We met a lot of weekenders out. They all pegged us as thru-hikers and they wanted to know how many days we had left. Everybody seemed really happy to see us and impressed by us. It was fun-it felt a little bit like being famous. The number of non thru-hikers we saw dropped with each mile we put between us and the road until we stopped seeing them.

Portrait and I were both feeling a little on the sluggish side--two days off can do that. My tendons twinged with pain with every wrong step on the rocky trail sections. Some parts of the trail were made up of loose rocks that wobbled underfoot. They were slow and tiresome to walk across.

We stopped on top of the ridge for a snack around 5 o'clock. We had 4.5 miles to camp, but most of it was downhill. I was nearly out of water and tried not to drink any while eating snack. It had been a tough day mostly up on rocky trail. We weren't making good time.

Minutes after leaving our break spot we came across a small stream.

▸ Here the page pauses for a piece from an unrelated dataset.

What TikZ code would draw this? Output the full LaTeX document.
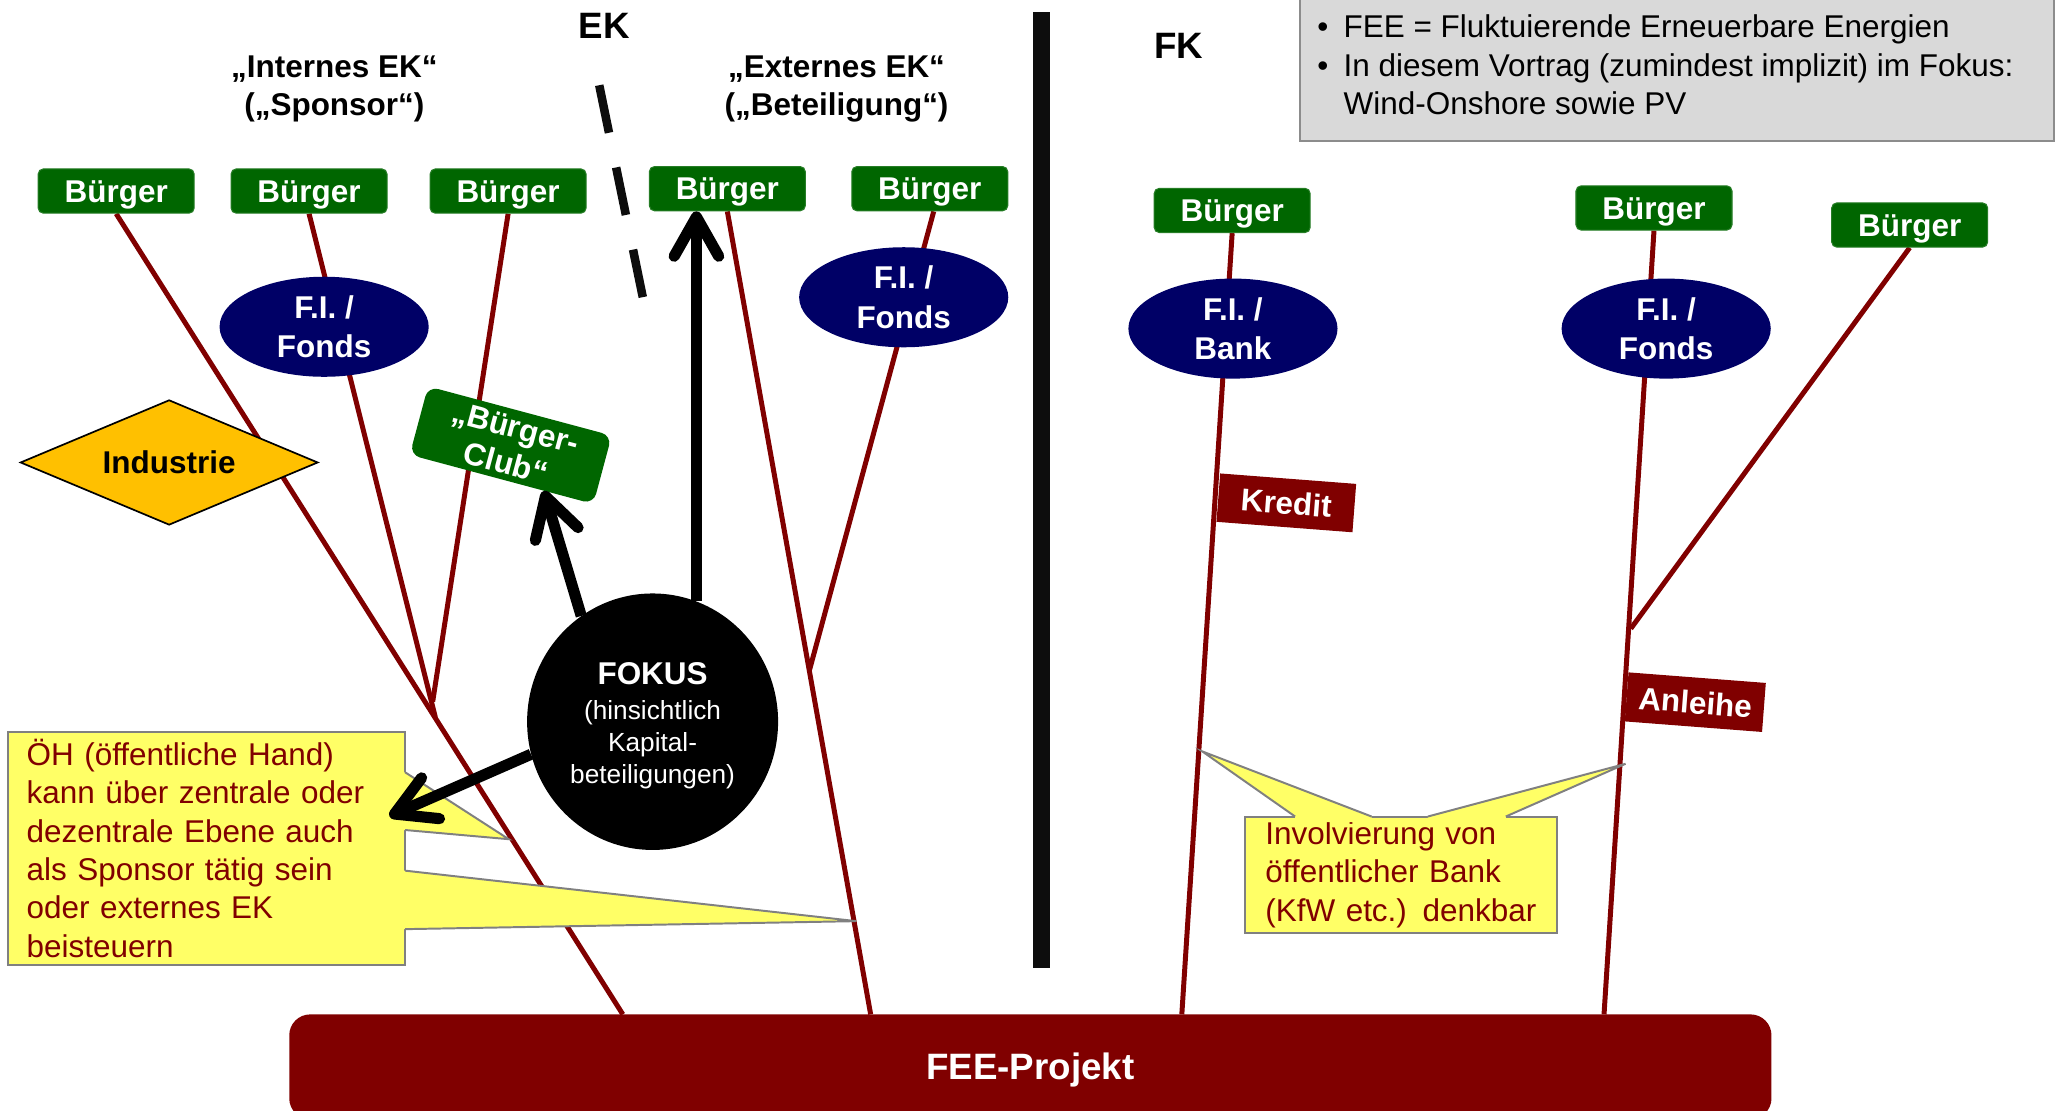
\documentclass[tikz,border=0pt]{standalone}
\usepackage{fontspec}
\setmainfont{Liberation Sans}
\usetikzlibrary{shapes.geometric,arrows.meta,calc}
\definecolor{bgreen}{RGB}{0,102,0}
\definecolor{navy}{RGB}{0,0,102}
\definecolor{dred}{RGB}{128,0,0}
\definecolor{cyellow}{RGB}{255,255,102}
\definecolor{gold}{RGB}{255,192,0}
\definecolor{boxgray}{RGB}{217,217,217}
\definecolor{linegray}{RGB}{140,140,140}
\definecolor{cgray}{RGB}{128,128,128}
\newcommand\setfs[2]{\fontsize{#1bp}{#2bp}\selectfont}
\pgfdeclarelayer{linklayer}
\pgfsetlayers{linklayer,main}
\begin{document}
\begin{tikzpicture}[x=1bp, y=-1bp,
  buerger/.style={rectangle, rounded corners=4bp, fill=bgreen, draw=bgreen!85!white, line width=0.8bp,
    minimum width=119bp, minimum height=33.8bp, inner sep=0pt, text=white,
    text height=17bp, text depth=0pt, font=\setfs{24}{28}\bfseries},
  fonds/.style={ellipse, fill=navy, minimum width=159.5bp, minimum height=76.3bp, inner sep=0pt,
    text=white, align=center, font=\setfs{24}{30}\bfseries},
  link/.style={draw=dred, line width=3.8bp},
  tag/.style={rectangle, fill=dred, minimum width=104bp, minimum height=37bp, inner sep=0pt,
    text=white, text height=17.5bp, text depth=0pt, font=\setfs{24}{28}\bfseries, rotate=-4.4},
  bigarrow/.style={draw=black, line width=8.5bp, -{Straight Barb[length=30bp,width=34bp,round]}},
  callout/.style={rectangle, fill=cyellow, draw=cgray, line width=1.5bp, text=dred, align=left,
    font=\setfs{24}{29.2}},
  pointerfill/.style={fill=cyellow},
  pointeredge/.style={draw=cgray, line width=1.5bp, line join=miter},
  heading/.style={font=\setfs{24}{29}\bfseries, align=center, inner sep=0pt},
  bigheading/.style={font=\setfs{28}{32}\bfseries, inner sep=0pt},
  infoline/.style={font=\setfs{24}{29}, anchor=base west, inner sep=0pt},
  separator/.style={draw=black!95, line width=13bp}
]
\useasboundingbox (0,0) rectangle (1568,847);

% --- coordinates (junctions and free ends)
\coordinate (p1) at (475,773.6);
\coordinate (p2) at (664,773.6);
\coordinate (p3) at (901.3,773.6);
\coordinate (p4) at (1223.3,773.6);
\coordinate (j1) at (332,547);
\coordinate (j3) at (330,535);
\coordinate (j2) at (617.5,510.5);
\coordinate (j4) at (1243.7,479.4);
\coordinate (d1) at (457,65);
\coordinate (d2) at (490.5,228);
\coordinate (s1) at (794.5,9.5);
\coordinate (s2) at (794.5,738);

% --- Bürger nodes
\node[buerger] (b1) at (88.6,145.7) {Bürger};
\node[buerger] (b2) at (235.7,145.7) {Bürger};
\node[buerger] (b3) at (387.5,145.7) {Bürger};
\node[buerger] (b4) at (554.7,143.9) {Bürger};
\node[buerger] (b5) at (709.1,143.9) {Bürger};
\node[buerger] (b6) at (939.7,160.5) {Bürger};
\node[buerger] (b7) at (1261.4,158.6) {Bürger};
\node[buerger] (b8) at (1456.4,171.6) {Bürger};

% --- red links (behind all nodes)
\begin{pgfonlayer}{linklayer}
\draw[link] (b1.south) -- (p1);
\draw[link] (b2.south) -- (j1);
\draw[link] (b3.south) -- (j3);
\draw[link] (b4.south) -- (p2);
\draw[link] ($(b5.south)+(3,0)$) -- (j2);
\draw[link] (b6.south) -- (p3);
\draw[link] (b7.south) -- (p4);
\draw[link] (b8.south) -- (j4);
\end{pgfonlayer}

\node[fonds] (e1) at (247.2,249.2) {F.I. /\\Fonds};
\node[fonds] (e2) at (689.2,226.7) {F.I. /\\Fonds};
\node[fonds] (e3) at (940.3,250.6) {F.I. /\\Bank};
\node[fonds] (e4) at (1270.7,250.6) {F.I. /\\Fonds};

\node[diamond, fill=gold, draw=black, line width=1.3bp, minimum width=227bp, minimum height=95.4bp,
      aspect=2.38, inner sep=0pt, font=\setfs{24}{28}\bfseries] (ind) at (129,352.7) {Industrie};

\node[rectangle, rounded corners=8bp, fill=bgreen, minimum width=145bp, minimum height=54bp,
      inner sep=0pt, rotate=-15, align=center, text=white, font=\setfs{24}{28}\bfseries]
      (club) at (389.5,339.5) {„Bürger-\\Club“};

\node[tag] (kredit) at (981,383.5) {Kredit};
\node[tag, minimum width=105bp, minimum height=37.5bp] (anleihe) at (1292.9,535.5) {Anleihe};

\node[rectangle, rounded corners=16bp, fill=dred, minimum width=1130.4bp, minimum height=80bp,
      text height=20bp, text depth=0pt, text=white, font=\setfs{28}{32}\bfseries]
      (proj) at (785.8,813.6) {FEE-Projekt};

% --- headings
\node[bigheading] (ek) at (461,19.8) {EK};
\node[bigheading] (fk) at (899,35) {FK};
\node[heading] (intek) at (255,68) {„Internes EK“\\(„Sponsor“)};
\node[heading] (extek) at (638,68) {„Externes EK“\\(„Beteiligung“)};

% --- separators
\draw[draw=black!95, line width=6.5bp, dash pattern=on 37bp off 27bp] (d1) -- (d2);
\draw[separator] (s1) -- (s2);

% --- info box
\node[rectangle, fill=boxgray, draw=linegray, line width=1.5bp, minimum width=575bp, minimum height=115bp,
      anchor=north west, inner sep=0pt] (info) at (991,-8) {};
\node[infoline] (i1) at (1004.5,28.6) {\makebox[20bp][l]{•}FEE = Fluktuierende Erneuerbare Energien};
\node[infoline] (i2) at (1004.5,58) {\makebox[20bp][l]{•}In diesem Vortrag (zumindest implizit) im Fokus:};
\node[infoline] (i3) at (1024.5,87.3) {Wind-Onshore sowie PV};

% --- callouts
\coordinate (t1) at (388,640);
\coordinate (t2) at (653,702.5);
\coordinate (t3) at (916.8,573);
\coordinate (t4) at (1239.7,582.5);

\node[callout, minimum width=303bp, minimum height=178bp, text width=274.4bp, inner xsep=14.3bp]
  (oh) at (157.5,647) {ÖH (öffentliche Hand)\\kann über zentrale oder\\dezentrale Ebene auch\\als Sponsor tätig sein\\oder externes EK\\beisteuern};
\fill[pointerfill] (304,589) -- (309,589) -- (t1) -- (309,633) -- (304,633) -- cycle;
\draw[pointeredge] (309,589) -- (t1) -- (309,633);
\fill[pointerfill] (304,664) -- (309,664) -- (t2) -- (309,708.6) -- (304,708.6) -- cycle;
\draw[pointeredge] (309,664) -- (t2) -- (309,708.6);

\node[callout, minimum width=238.5bp, minimum height=88.5bp, text width=207bp, inner xsep=15.7bp]
  (inv) at (1068.5,667) {Involvierung von\\öffentlicher Bank\\(KfW etc.) denkbar};
\fill[pointerfill] (987.7,627) -- (987.7,622.7) -- (t3) -- (1046,622.7) -- (1046,627) -- cycle;
\draw[pointeredge] (987.7,622.7) -- (t3) -- (1046,622.7);
\fill[pointerfill] (1089,627) -- (1089,622.7) -- (t4) -- (1148.4,622.7) -- (1148.4,627) -- cycle;
\draw[pointeredge] (1089,622.7) -- (t4) -- (1148.4,622.7);

% --- focus
\node[ellipse, fill=black, minimum width=191.4bp, minimum height=195.6bp, inner sep=0pt]
      (fokus) at (497.7,550.4) {};
\node[text=white, align=center, font=\setfs{20}{24.5}, inner sep=0pt] (fokustext) at (497.7,553.4)
      {{\setfs{24}{24.5}\bfseries FOKUS}\\[2bp](hinsichtlich\\Kapital-\\beteiligungen)};
\coordinate (ohtip) at (297,622.5);
\draw[bigarrow] (fokus.70) -- (fokus.70 |- b4.south);
\draw[bigarrow] (fokus.124) -- ($(club.south)!0.46!(club.south east)$);
\draw[bigarrow] (fokus.195) -- (ohtip);
\end{tikzpicture}
\end{document}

I drank a bunch and filled up with two liters so we could stop early if we wanted to. Right after filling up I started pointing out campsites to Portrait, and while he was the one who said we could stop early he seemed uninterested in doing so.

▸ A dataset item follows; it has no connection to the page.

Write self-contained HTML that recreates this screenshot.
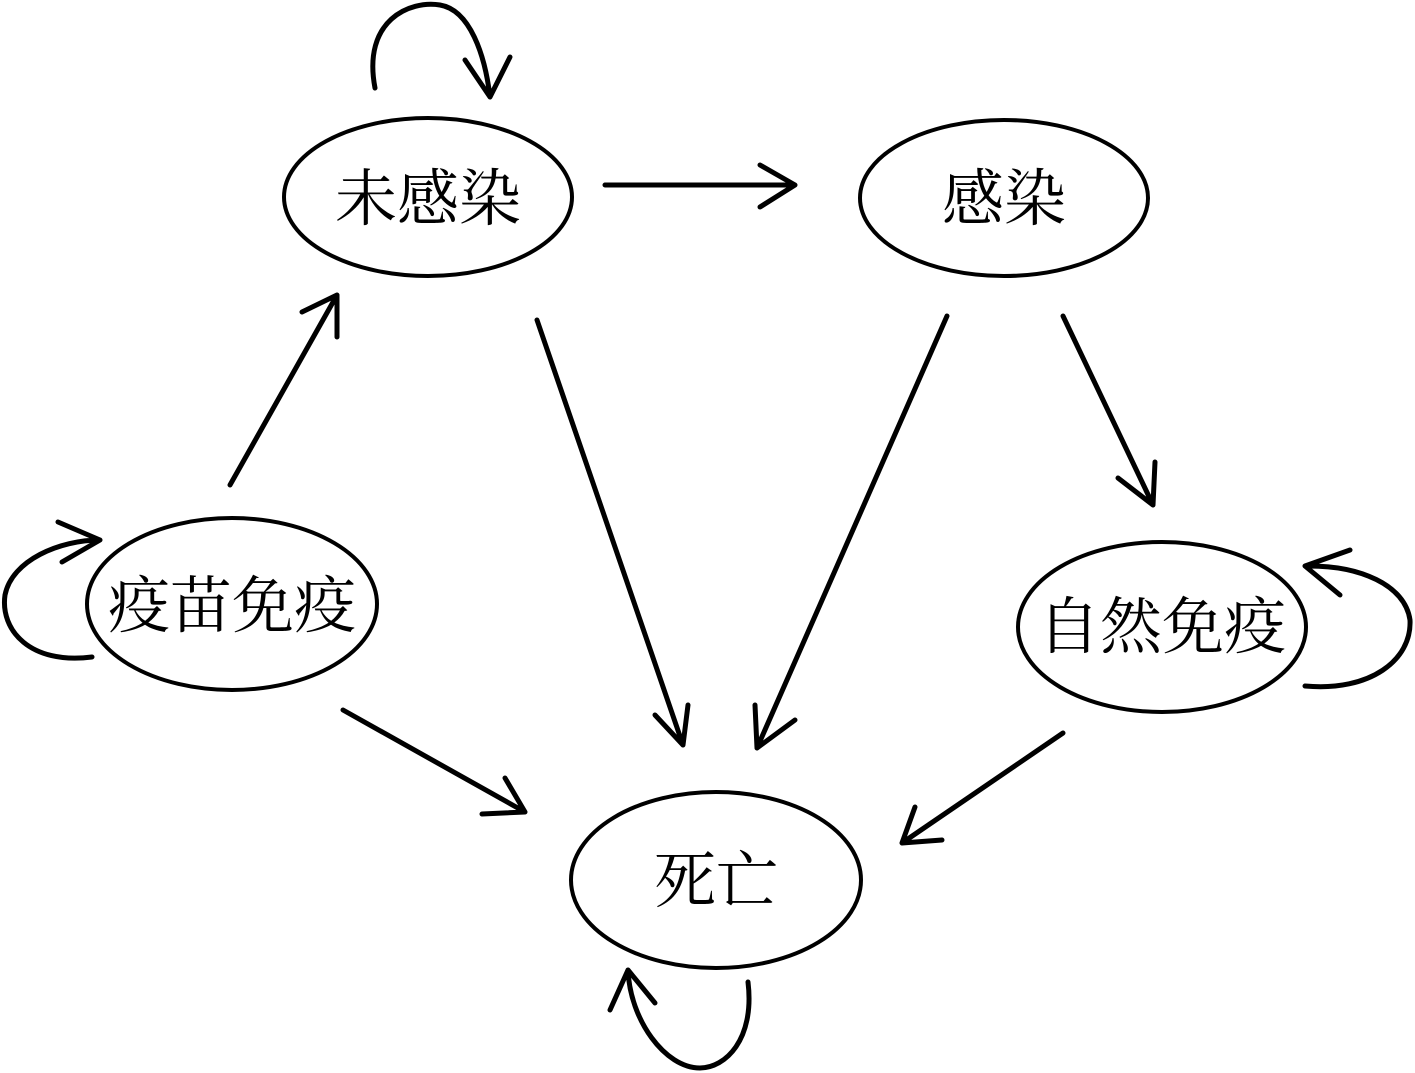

We had followed the trail down and then back up again. A mile of up brought us to a lovely hill top with mountains all around, beautifully lit up clouds, and deer munching their dinner. I pointed out another campsite, but Portrait still wanted to go onward--I think he wanted to be a mile from camp and the hilltop was 2.3 miles. I know he wanted to get us closer to town to make for a shorter hike into town in a few days.

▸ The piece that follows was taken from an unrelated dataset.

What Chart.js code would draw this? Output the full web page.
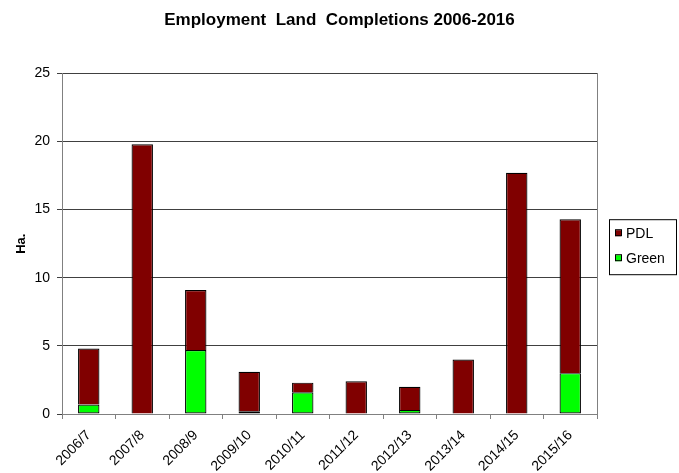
<!DOCTYPE html>
<html><head><meta charset="utf-8">
<script src="https://cdn.jsdelivr.net/npm/chart.js@4/dist/chart.umd.min.js"></script>
<style>html,body{margin:0;padding:0;background:#fff}</style>
</head><body>
<canvas id="c" width="679" height="473"></canvas>
<script>
// Financial years reported
const years = ['2006/7', '2007/8', '2008/9', '2009/10', '2010/11', '2011/12', '2012/13', '2013/14', '2014/15', '2015/16'];
// Hectares completed on greenfield land
const green = [0.7, 0, 4.7, 0.2, 1.6, 0, 0.3, 0, 0, 3.0];
// Hectares completed on previously developed land
const pdl = [4.1, 19.8, 4.4, 2.9, 0.7, 2.4, 1.7, 4.0, 17.7, 11.3];
const yMin = 0, yMax = 25, yStep = 5;

const FONT = "Arial, 'Liberation Sans', sans-serif";

// Boxed legend to the right of the plot, listing PDL above Green
const boxLegend = {
  id: 'boxLegend',
  afterDraw(chart) {
    const ctx = chart.ctx, area = chart.chartArea;
    const items = chart.data.datasets.slice().reverse();
    const x = area.right + 12, w = 67, h = 55;
    const y = (area.top + area.bottom) / 2 - h / 2 + 3;
    ctx.save();
    ctx.strokeStyle = '#000';
    ctx.lineWidth = 1;
    ctx.strokeRect(x + 0.5, y + 0.5, w, h);
    ctx.font = '14px ' + FONT;
    ctx.textBaseline = 'middle';
    items.forEach((ds, i) => {
      const cy = y + 14 + i * 25;
      ctx.fillStyle = ds.backgroundColor;
      ctx.fillRect(x + 6, cy - 3, 6, 6);
      ctx.strokeStyle = '#000';
      ctx.strokeRect(x + 6.5, cy - 3.5, 6, 6);
      ctx.fillStyle = '#000';
      ctx.fillText(ds.label, x + 17, cy + 1);
    });
    ctx.restore();
  }
};

const barStyle = { borderColor: '#000', borderWidth: 1.2, inflateAmount: 0, barPercentage: 0.4, categoryPercentage: 1 };

new Chart(document.getElementById('c'), {
  type: 'bar',
  data: {
    labels: years,
    datasets: [
      Object.assign({ label: 'Green', data: green, backgroundColor: '#00FF00', borderSkipped: false }, barStyle),
      Object.assign({ label: 'PDL', data: pdl, backgroundColor: '#800000', borderSkipped: 'start' }, barStyle)
    ]
  },
  options: {
    responsive: false,
    animation: false,
    devicePixelRatio: 1,
    layout: { padding: 0 },
    plugins: {
      legend: { display: false },
      tooltip: { enabled: false },
      title: {
        display: true,
        text: 'Employment  Land  Completions 2006-2016',
        color: '#000',
        font: { family: FONT, size: 17, weight: 'bold' },
        padding: { top: 10, bottom: 43 }
      }
    },
    scales: {
      x: {
        stacked: true,
        grid: { display: true, drawOnChartArea: false, drawTicks: true, tickLength: 5, color: '#808080', offset: true },
        border: { display: true, color: '#808080' },
        ticks: { color: '#000', font: { family: FONT, size: 14 }, minRotation: 45, maxRotation: 45, padding: 8 },
        afterFit(s) { s.height = 59; }
      },
      y: {
        stacked: true,
        min: yMin, max: yMax,
        ticks: { stepSize: yStep, color: '#000', font: { family: FONT, size: 14 }, padding: 7 },
        grid: { color: '#404040', tickLength: 5, drawTicks: true },
        border: { display: true, color: '#808080' },
        title: { display: true, text: 'Ha.', color: '#000', font: { family: FONT, size: 13, weight: 'bold' }, padding: { top: 14, bottom: 0 } },
        afterFit(s) { s.width = 62; }
      },
      // right frame of the plot; its width leaves room for the legend
      yRight: {
        position: 'right',
        min: yMin, max: yMax,
        grid: { display: false },
        ticks: { display: false },
        border: { display: true, color: '#808080' },
        afterFit(s) { s.width = 82; }
      }
    }
  },
  plugins: [boxLegend]
});
</script>
</body></html>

We hiked downward as dusk settled around us. We passed three thru's that we had met that day setting up camp in a small grassy area. That was the last flat spot we were going to see in the daylight.

The trail down was on a steep sidehill with a lot of undergrowth. Nothing even came close to a campsite. At 8:15-well after full dark-we put on our headlamps. I gave up looking for a campsite and focused instead on watching my feet. It was rough trail. It felt more stream bed like than my well groomed PCT. I stumbled the last two miles down to the creek and campsite we had been aiming for.

It was one small campsite and one small green tent was filling it. There was no space for us so we had to continue on. We crossed the bridge over the creek and thought about staying there-it was loud. On a tree right after the bridge was a sign saying the trail was not passable for stock due to a washout-that explained the stream bed feel of the trail.

A mile more of stumbling and we found a small cleared spot. It was quarter to ten when I finally sat down to dinner in camp. It felt like my zero days were weeks ago, but at least my clothes still looked (and smelled clean).

1 comment:

  1. I rode that section 3 days after you and remember that washout well! My sidekick and I led our horses across the washout. She went first and said, "Don't look back. Keep 'em moving and if you feel the line tug, let go!" That was some tough riding for us and we went out at Pete Lake. Next summer, we intend to ride the whole WA section. It'll take about 30 days. Horses don't make much better time than hikers in these conditions.